Abstract

Currently, increasingly ubiquitous location-based services are facilitating the activities of people in daily life. However, releasing real locations could lead to serious concerns about privacy. To remedy these issues, a number of location privacy protection mechanisms (LPPMs) have been proposed, e.g., spatial cloaking, dummy location generation, query caching, and perturbation. However, these LPPMs are vulnerable to inference attacks because of the incompleteness of the captured privacy risks caused by heterogeneous correlations in location data, e.g., semantical, temporal, and social correlations. Consequently, they cannot provide sufficient privacy guarantees due to the absence of embedded heterogeneous correlations in the design process of LPPM. To address these issues, we present QUAD, a framework for quantifying location privacy risks under heterogeneous correlations.

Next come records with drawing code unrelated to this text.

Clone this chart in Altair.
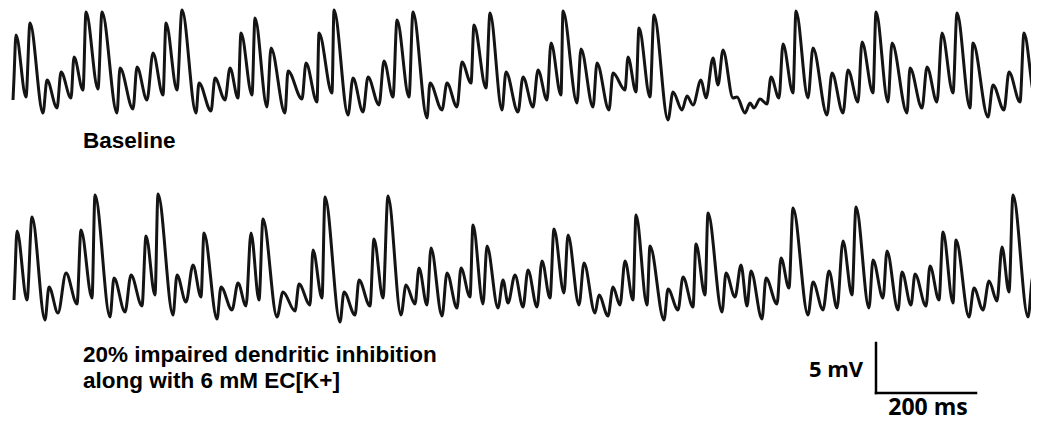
import altair as alt
import pandas as pd

# ---- Baseline trace (time in ms, voltage in mV) ----
baseline_t = [2, 4, 8, 28, 36, 62, 70, 90, 98, 118,
              124, 142, 148, 172, 180, 210, 216, 242, 250, 270,
              282, 302, 308, 330, 340, 368, 374, 398, 406, 426,
              436, 452, 458, 480, 486, 510, 518, 546, 552, 580,
              588, 610, 614, 640, 644, 672, 682, 702, 712, 734,
              744, 762, 770, 794, 802, 830, 836, 860, 870, 890,
              900, 918, 924, 948, 956, 980, 988, 1012, 1022, 1042,
              1052, 1070, 1078, 1098, 1102, 1130, 1138, 1162, 1170, 1194,
              1202, 1226, 1232, 1248, 1254, 1276, 1284, 1312, 1322, 1340,
              1350, 1362, 1378, 1388, 1402, 1412, 1422, 1442, 1450, 1466,
              1476, 1484, 1496, 1510, 1518, 1534, 1542, 1562, 1568, 1592,
              1602, 1630, 1640, 1662, 1672, 1692, 1700, 1722, 1728, 1752,
              1760, 1790, 1796, 1820, 1830, 1850, 1860, 1882, 1890, 1916,
              1922, 1952, 1962, 1984, 1994, 2016, 2024, 2046, 2050]
baseline_mv = [1.5, 3.7, 8.0, 1.8, 9.2, 0.2, 3.5, 0.7, 4.3, 1.7,
               5.8, 2.5, 10.3, 2.6, 10.3, 0.2, 4.7, 0.6, 4.8, 1.5,
               6.2, 2.0, 9.2, 2.5, 10.5, 0.2, 3.2, 0.4, 3.7, 1.5,
               4.7, 1.7, 8.2, 2.0, 9.7, 0.8, 6.7, 0.2, 4.4, 1.6,
               5.2, 1.3, 8.2, 2.2, 10.5, 0.0, 3.7, 0.3, 3.8, 1.0,
               5.4, 1.8, 9.5, 1.8, 10.3, -0.3, 3.2, 0.5, 3.2, 0.8,
               5.3, 3.2, 9.0, 2.7, 10.2, 0.5, 4.3, 0.3, 3.8, 0.8,
               4.5, 1.5, 7.2, 2.0, 10.4, 1.2, 6.6, 0.8, 5.2, 0.5,
               4.2, 2.5, 5.8, 2.3, 8.7, 1.8, 10.0, -0.5, 2.3, 0.5,
               1.9, 1.0, 3.5, 1.7, 5.7, 3.0, 6.5, 1.7, 1.8, 0.2,
               1.2, 0.7, 1.6, 1.1, 3.8, 1.7, 7.1, 2.2, 10.4, 1.7,
               6.7, 0.0, 4.2, 0.2, 4.5, 1.3, 7.3, 2.2, 10.3, 1.3,
               7.2, 0.2, 4.7, 0.7, 4.8, 1.3, 8.2, 2.2, 10.2, 0.7,
               7.2, -0.2, 3.0, 0.5, 4.3, 1.3, 8.2, 1.8, 10.5]

# ---- 20% impaired dendritic inhibition + 6 mM EC[K+] trace ----
impaired_t = [4, 6, 10, 30, 40, 66, 74, 92, 108, 130,
              138, 160, 166, 196, 204, 226, 238, 260, 268, 286,
              292, 322, 330, 348, 362, 378, 384, 410, 418, 440,
              452, 468, 478, 494, 502, 530, 542, 566, 574, 596,
              602, 620, 626, 656, 664, 686, 694, 716, 724, 742,
              752, 778, 788, 806, 814, 830, 838, 860, 870, 890,
              898, 916, 922, 942, 950, 972, 982, 992, 1006, 1022,
              1032, 1050, 1060, 1076, 1084, 1104, 1112, 1134, 1144, 1166,
              1174, 1192, 1202, 1216, 1226, 1242, 1248, 1270, 1276, 1304,
              1312, 1332, 1342, 1362, 1368, 1386, 1392, 1420, 1428, 1446,
              1458, 1470, 1478, 1500, 1508, 1530, 1538, 1554, 1562, 1592,
              1602, 1622, 1634, 1650, 1662, 1680, 1688, 1714, 1722, 1742,
              1750, 1772, 1780, 1798, 1806, 1828, 1836, 1854, 1862, 1882,
              1888, 1914, 1924, 1942, 1954, 1970, 1980, 1994, 2002, 2032,
              2042, 2052]
impaired_mv = [2.5, 5.0, 9.4, 2.5, 10.8, 0.5, 3.8, 1.2, 5.2, 2.1,
               9.5, 2.7, 13.0, 0.8, 4.7, 1.3, 5.0, 1.9, 8.9, 3.0,
               13.1, 1.0, 5.0, 2.3, 6.0, 2.8, 9.2, 0.6, 3.8, 1.5,
               4.2, 1.9, 9.2, 2.5, 10.6, 0.8, 3.3, 1.4, 4.1, 2.0,
               7.5, 2.7, 12.8, 0.3, 3.3, 1.0, 4.5, 1.9, 8.6, 2.7,
               12.9, 1.0, 4.0, 2.1, 5.7, 2.0, 7.7, 0.9, 5.2, 1.7,
               5.7, 2.8, 10.0, 2.1, 7.9, 1.7, 4.5, 2.2, 5.0, 1.8,
               5.5, 1.8, 6.4, 2.7, 9.6, 3.2, 9.0, 2.0, 6.2, 1.2,
               3.0, 0.9, 3.8, 2.0, 6.4, 2.5, 11.0, 2.0, 7.9, 0.5,
               3.6, 1.5, 4.8, 1.8, 8.1, 3.0, 11.2, 1.3, 5.2, 2.8,
               6.0, 1.9, 5.4, 0.6, 4.7, 2.1, 6.7, 3.7, 11.7, 1.0,
               4.3, 1.5, 5.4, 1.7, 8.4, 3.0, 11.8, 1.7, 6.5, 2.7,
               7.4, 1.5, 5.3, 2.0, 5.1, 1.9, 5.9, 2.5, 9.3, 2.2,
               8.5, 0.8, 3.7, 1.5, 4.4, 2.4, 7.8, 3.3, 13.0, 0.8,
               4.9, 3.5]

# ---- labels and scale bar ----
label_top = "Baseline"
label_bottom = ["20% impaired dendritic inhibition", "along with 6 mM EC[K+]"]
scale_ms = 200
scale_mv = 5
scale_bar_start_ms = 1728

# vertical placement of each trace on the shared mV axis (layout only)
offsets = {"baseline": 30.7, "impaired": 9.7}

df_top = pd.DataFrame({"t": baseline_t, "mv": baseline_mv})
df_top["trace"] = "baseline"
df_top["order"] = range(len(df_top))
df_bot = pd.DataFrame({"t": impaired_t, "mv": impaired_mv})
df_bot["trace"] = "impaired"
df_bot["order"] = range(len(df_bot))
df = pd.concat([df_top, df_bot], ignore_index=True)
df["y"] = df["mv"] + df["trace"].map(offsets)

xscale = alt.Scale(domain=[-8, 2038], nice=False, zero=False)
yscale = alt.Scale(domain=[0, 41.4], nice=False, zero=False)

traces = alt.Chart(df).mark_line(
    color="#141414", strokeWidth=3, clip=True, strokeJoin="round",
    interpolate="monotone"
).encode(
    x=alt.X("t:Q", scale=xscale, axis=None),
    y=alt.Y("y:Q", scale=yscale, axis=None),
    detail="trace:N",
    order="order:Q",
)

bar_y0 = 2.9
bars = pd.DataFrame({
    "x": [scale_bar_start_ms, scale_bar_start_ms],
    "x2": [scale_bar_start_ms + scale_ms, scale_bar_start_ms],
    "y": [bar_y0, bar_y0],
    "y2": [bar_y0, bar_y0 + scale_mv],
})
scalebar = alt.Chart(bars).mark_rule(color="black", strokeWidth=2.5, strokeCap="square").encode(
    x=alt.X("x:Q", scale=xscale, axis=None),
    x2="x2:Q",
    y=alt.Y("y:Q", scale=yscale, axis=None),
    y2="y2:Q",
)

def label(txt, x, y, font="Liberation Sans", size=22.5, align="left"):
    return alt.Chart(pd.DataFrame({"a": [0]})).mark_text(
        align=align, baseline="middle", font=font, fontSize=size,
        fontWeight="bold", color="black"
    ).encode(x=alt.value(x), y=alt.value(y), text=alt.value(txt))

texts = [
    label(label_top, 75, 133),
    label(label_bottom[0], 75, 347),
    label(label_bottom[1], 75, 373),
    label(f"{scale_mv} mV", 828, 362, font="Open Sans", size=22, align="center"),
    label(f"{scale_ms} ms", 920, 400, font="Open Sans", size=23, align="center"),
]

chart = alt.layer(traces, scalebar, *texts).properties(
    width=1023, height=414, padding=0,
    autosize=alt.AutoSizeParams(type="none"),
).configure_view(stroke=None)

chart.save("out.html", embed_options={"renderer": "svg", "actions": False})
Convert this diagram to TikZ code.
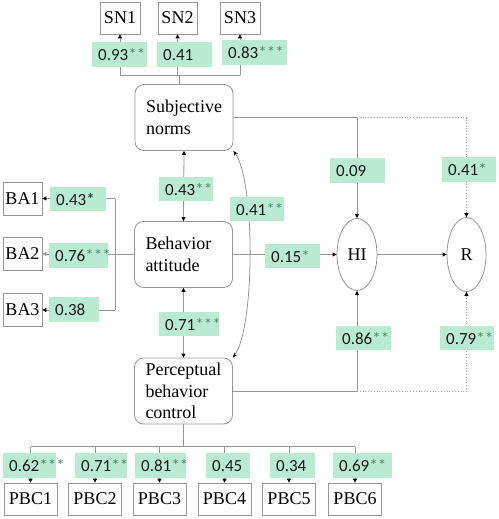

QUAD has three features: 1) it enables the modeling and seamless fusion of multiple kinds of correlations that are available to adversaries; 2) it provides a probabilistic representation of the privacy risks faced under heterogeneous correlations; and 3) it achieves the quantification of privacy risks for multiple kinds of LPPMs that are widely used in the literature. To mitigate privacy threats, we propose a defense mechanism embedded with the quantified privacy risks. Extensive experiments on two real-world datasets confirm that QUAD can capture more privacy risks than competitors, and the risks can be dramatically reduced by our defense mechanism.